NWLs have weaponized this in a lot of awful ways.
But we hardly ever talk about the raw material that a writer is sending through the publishing pipeline. Maybe it's easier to pretend that writing quality doesn't matter; but I think it does.
It doesn't help that it's impossible to fully define what we mean by good/bad writing. Good writing is kind of like porn--I know it when I see it.

lol.
But I am here to tell you that LOTS of the RITA finalists (which as we know were almost all by WW)--- were poorly written. They were not good books by any metric.
And I'm not talking about copyediting errors. I'm talking about FOUNDATIONAL problems--from word choice and sentence construction to plotting and characterization. Problems that were probably unfixable.
For example, and I am not telling anyone the name of the book, so don't ask me. But I was reading one book that was just so terrible that I typed up a page of text and ran it through a Lexile* calculator.

It came back as a 4th grade reading level.
Yes, lexile level is a fundamentally useless metric here, but something about that book---its word choice, its sentence structure, its choppiness---made me scurry off for some sort of data. It was like reading the writing of a child.

THIS WAS A RITA FINALIST.
And that leaves me with three very big questions:
1) What do we mean when we talk about excellence in romance?
2) Why are poorly written books finalists?
3) Why don't the authors writing TERRIBLE books know that their books are terrible?
first things first: #1 COULD BE something that might not be that big of a deal: Maybe lots of readers value a good story over "good writing."

I have felt that way about books I've read. Maybe we can talk about it. Maybe that's not a bad thing.
But it's the answers to 2 and 3 that I worry most about:

2) Does the RWA membership recognize good writing? If they don't, this is a problem. Because a professional organization of writers should have a stronger commitment to and knowledge of craft.

3) I DON'T FUCKING KNOW.
Have you ever read that essay about professional tennis players by David Foster Wallace? He makes the point that there's a huge difference in quality and talent between the top 10 players in the world and everyone else.

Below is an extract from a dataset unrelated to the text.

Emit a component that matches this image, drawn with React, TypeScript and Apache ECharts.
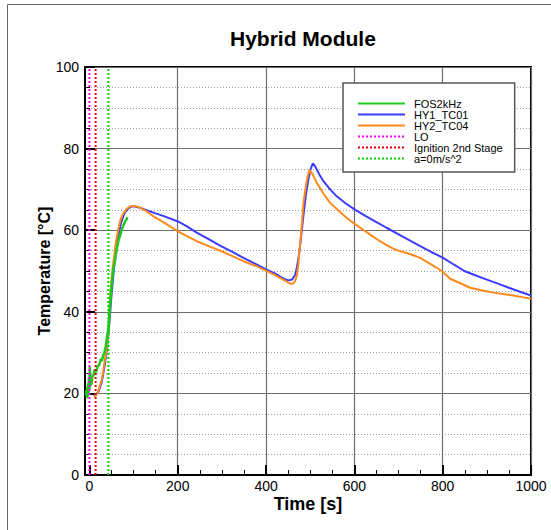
import React, { useEffect, useRef } from 'react';
import * as echarts from 'echarts';

const FONT = '"Liberation Sans", Arial, Helvetica, sans-serif';

// HY1_TC01 (blue)
const hy1Time = [10, 20, 28, 34, 40, 45, 50, 55, 60, 66, 72, 80, 90, 99, 120, 145, 170, 199, 220, 243, 270, 298, 325, 349, 375, 400, 420, 432, 442, 451, 459, 466, 470, 474, 478, 484, 490, 496, 501, 506, 512, 520, 530, 545, 560, 580, 602, 625, 650, 673, 700, 720, 749, 775, 800, 825, 849, 875, 900, 925, 950, 975, 1000];
const hy1Temp = [19.4, 20.3, 22.8, 26.5, 31, 37, 44, 50, 55, 59, 62, 64.3, 65.5, 65.9, 65.3, 64.3, 63.4, 62.2, 61, 59.4, 57.8, 56.1, 54.6, 53.2, 51.8, 50.4, 49.4, 48.6, 48, 47.7, 47.9, 49.1, 51, 53.6, 57, 63, 68.5, 72.5, 75, 76.4, 75.5, 73.8, 72, 70, 68.3, 66.6, 65, 63.5, 62, 60.6, 59, 57.8, 56.1, 54.6, 53.3, 51.6, 50, 48.9, 47.9, 46.9, 45.9, 44.9, 44.0];

// HY2_TC04 (orange)
const hy2Time = [10, 15, 20, 25, 28, 31, 34, 37, 40, 43, 46, 50, 54, 60, 65, 70, 77, 85, 94, 105, 115, 130, 145, 170, 199, 220, 243, 270, 298, 325, 349, 375, 400, 420, 439, 448, 455, 461, 466, 470, 473, 476, 480, 485, 492, 498, 505, 515, 530, 545, 565, 583, 600, 620, 640, 658, 675, 688, 700, 718, 735, 749, 765, 780, 798, 808, 817, 840, 862, 890, 915, 940, 960, 980, 1000];
const hy2Temp = [19.2, 19.5, 20.5, 22.3, 23.4, 25, 27.5, 29.5, 31.6, 35.5, 42, 48, 52, 57, 60, 62.5, 64.2, 65.3, 65.9, 65.9, 65.5, 64.6, 63.4, 61.8, 59.8, 58.6, 57.3, 56.1, 54.9, 53.6, 52.4, 51.3, 50.1, 49, 47.9, 47.3, 46.9, 46.9, 47.6, 49, 51.5, 55.3, 60, 67, 72, 74.8, 73.8, 71.6, 69, 66.7, 64.7, 63, 61.6, 60.1, 58.6, 57.3, 56.2, 55.5, 55, 54.4, 53.8, 53.2, 52.2, 51.2, 50, 49, 48.1, 47, 45.9, 45.2, 44.7, 44.3, 44, 43.6, 43.2];

// FOS2kHz (green)
const fosTime = [-8, -7, -6, -5, -4, -3, -2, -1, 0, 1, 2, 3, 5, 7, 9, 12, 15, 18, 20, 23, 26, 28, 31, 34, 37, 39, 41, 43, 45, 47, 50, 54, 58, 62, 66, 69, 73, 77, 81, 84, 86];
const fosTemp = [19.5, 20.8, 18.8, 21.5, 19.2, 22.5, 20.0, 24, 21, 26.5, 23, 22, 22.5, 24.5, 24.2, 25.9, 25.2, 26.5, 26.7, 27.2, 28.5, 27.9, 29.2, 30, 31.5, 33.2, 34.5, 35.7, 39, 42, 46, 50.5, 52.5, 55.5, 57.5, 58.5, 60, 61.2, 62.2, 62.6, 63.2];

// Event markers
const eventNames = ['LO', 'Ignition 2nd Stage', 'a=0m/s^2'];
const eventTimes = [0, 14, 43];
const eventColors = ['#ff00ff', '#e00000', '#00d400'];
const tempRange = [0, 100];

const legendOrder = ['FOS2kHz', 'HY1_TC01', 'HY2_TC04', 'LO', 'Ignition 2nd Stage', 'a=0m/s^2'];
const xMajorTicks = [0, 200, 400, 600, 800, 1000];
const xMinorTicks = [50, 100, 150, 250, 300, 350, 450, 500, 550, 650, 700, 750, 850, 900, 950];

const pairs = (t: number[], v: number[]) => t.map((x, i) => [x, v[i]]);

export default function App() {
  const ref = useRef<HTMLDivElement>(null);
  useEffect(() => {
    if (!ref.current) return;
    const chart = echarts.init(ref.current, null, { renderer: 'svg' });
    const lineSeries = (name: string, data: number[][], color: string, width: number) => ({
      name, type: 'line', data, symbol: 'none', showSymbol: false,
      lineStyle: { color, width }, itemStyle: { color }, clip: true,
    });
    const eventSeries = eventNames.map((name, i) => ({
      name, type: 'line', symbol: 'none', showSymbol: false,
      data: tempRange.map((v) => [eventTimes[i], v]),
      lineStyle: { color: eventColors[i], width: 2, type: 'dotted' },
      itemStyle: { color: eventColors[i] },
    }));
    chart.setOption({
      animation: false,
      backgroundColor: '#fff',
      title: {
        text: 'Hybrid Module', left: 230, top: 28, padding: 0,
        textStyle: { fontSize: 21, fontWeight: 'bold', fontFamily: FONT, color: '#000' },
      },
      graphic: [
        { type: 'rect', silent: true, shape: { x: 7.5, y: 4.5, width: 600, height: 600 }, style: { fill: 'none', stroke: '#666', lineWidth: 1 } },
      ],
      legend: {
        orient: 'vertical', left: 343, top: 83, padding: [15, 12, 8, 14],
        itemWidth: 47, itemHeight: 11, itemGap: 0,
        backgroundColor: '#fff', borderColor: '#555', borderWidth: 1.5,
        data: legendOrder,
        itemStyle: { opacity: 0, borderWidth: 0 },
        textStyle: { fontSize: 11, fontFamily: FONT, color: '#000', padding: [0, 0, 0, 4] },
      },
      grid: { left: 85, right: 20, top: 67, bottom: 55, show: true, borderColor: '#000', borderWidth: 2, backgroundColor: 'transparent' },
      xAxis: [
        {
          type: 'value', min: -10, max: 1000, position: 'bottom',
          axisLine: { show: true, onZero: false, lineStyle: { color: '#000', width: 2 } },
          axisTick: { show: true, inside: true, length: 10, lineStyle: { color: '#000', width: 2 }, customValues: xMajorTicks },
          axisLabel: { show: true, customValues: xMajorTicks, margin: 4, fontSize: 14, color: '#000', fontFamily: FONT, formatter: (v: number) => String(v) },
          splitLine: { show: true, lineStyle: { color: ['rgba(0,0,0,0)', '#6e6e6e', '#6e6e6e', '#6e6e6e', '#6e6e6e', '#6e6e6e'], width: 1.2 } },
          name: 'Time [s]', nameLocation: 'middle', nameGap: 20, nameMoveOverlap: false,
          nameTextStyle: { fontSize: 18, fontWeight: 'bold', fontFamily: FONT, color: '#000' },
        },
        {
          type: 'value', min: -10, max: 1000, position: 'bottom',
          axisLine: { show: false, onZero: false },
          axisLabel: { show: false },
          splitLine: { show: false },
          axisTick: { show: true, inside: true, length: 5, lineStyle: { color: '#000', width: 1 }, customValues: xMinorTicks },
        },
      ],
      yAxis: {
        type: 'value', min: 0, max: 100, interval: 20,
        axisLine: { show: true, onZero: false, lineStyle: { color: '#000', width: 2 } },
        axisTick: { show: true, inside: true, length: 10, lineStyle: { color: '#000', width: 2 } },
        minorTick: { show: true, splitNumber: 4, length: 5, lineStyle: { color: '#000', width: 1 } },
        axisLabel: { margin: 6, fontSize: 14, color: '#000', fontFamily: FONT },
        splitLine: { show: true, lineStyle: { color: '#6e6e6e', width: 1.2 } },
        minorSplitLine: { show: true, lineStyle: { color: '#9a9a9a', width: 1, type: [1, 2] } },
        name: 'Temperature [°C]', nameLocation: 'middle', nameGap: 33, nameMoveOverlap: false,
        nameTextStyle: { fontSize: 16, fontWeight: 'bold', fontFamily: FONT, color: '#000' },
      },
      series: [
        lineSeries('HY1_TC01', pairs(hy1Time, hy1Temp), '#3c3cff', 2),
        lineSeries('HY2_TC04', pairs(hy2Time, hy2Temp), '#ff8a1a', 2),
        lineSeries('FOS2kHz', pairs(fosTime, fosTemp), '#1ec81e', 2.5),
        ...eventSeries,
      ],
    });
    return () => chart.dispose();
  }, []);
  return (
    <div
      ref={ref}
      style={{ position: 'fixed', left: 0, top: 0, width: 551, height: 530, background: '#fff' }}
    />
  );
}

esquire.com/sports/a5151/t…
A lower level athlete getting onto the court with Serena Williams will get HAMMERED and know it. I often joke that the Olympics would be better if you put some poor schlub who swims at the Y every morning in lane 9. THEN WE COULD SEE HOW GOOD THOSE ATHLETES REALLY ARE.
I mean---the Y swimmer is competent! She swims every morning. She's probably pretty good compared to other swimmers. But doing something every day won't make her an Olympian. Something is missing-- her body? raw talent? aptitude?
A more personal example: I am now the romance correspondent for Kirkus. And sure, I am a competent writer, but when I read The New Yorker, I CAN TELL THAT THOSE WRITERS ARE MILLIONS OF TIMES BETTER THAN ME.
So my conclusion is similar to one the OP makes as a side comment: maybe bad writers who write bad books just don't read enough. And not just romance, enough of everything.
They don't know their own books are mediocre because they don't read enough to see the difference; They don't read enough to know how badly written their own books are.

They can't tell Serena is a million times better because they don't watch Serena play.
I'm sorry, but when a big name romance author that has lots of marketing dollars cannot name romances she's read, and her books aren't good... the secret we all suspect: the books are bad because the author doesn't know what good romances look like bc they don't READ romance.
And yes, marketing dollars can move books. But for how long? I just don't know the answer to that.

But when we talk about what sells and what doesn't...but we never talk about writing quality? I think we're lying to ourselves.
This feels like a huge can of worms. But books are not interchangeable widgets. And God knows I think all writers deserve good editing; but good editors can't work miracles if the source material is a disaster.
As my SFF writer likes to remind me, there's no Clarion for romance writers. Maybe there should be.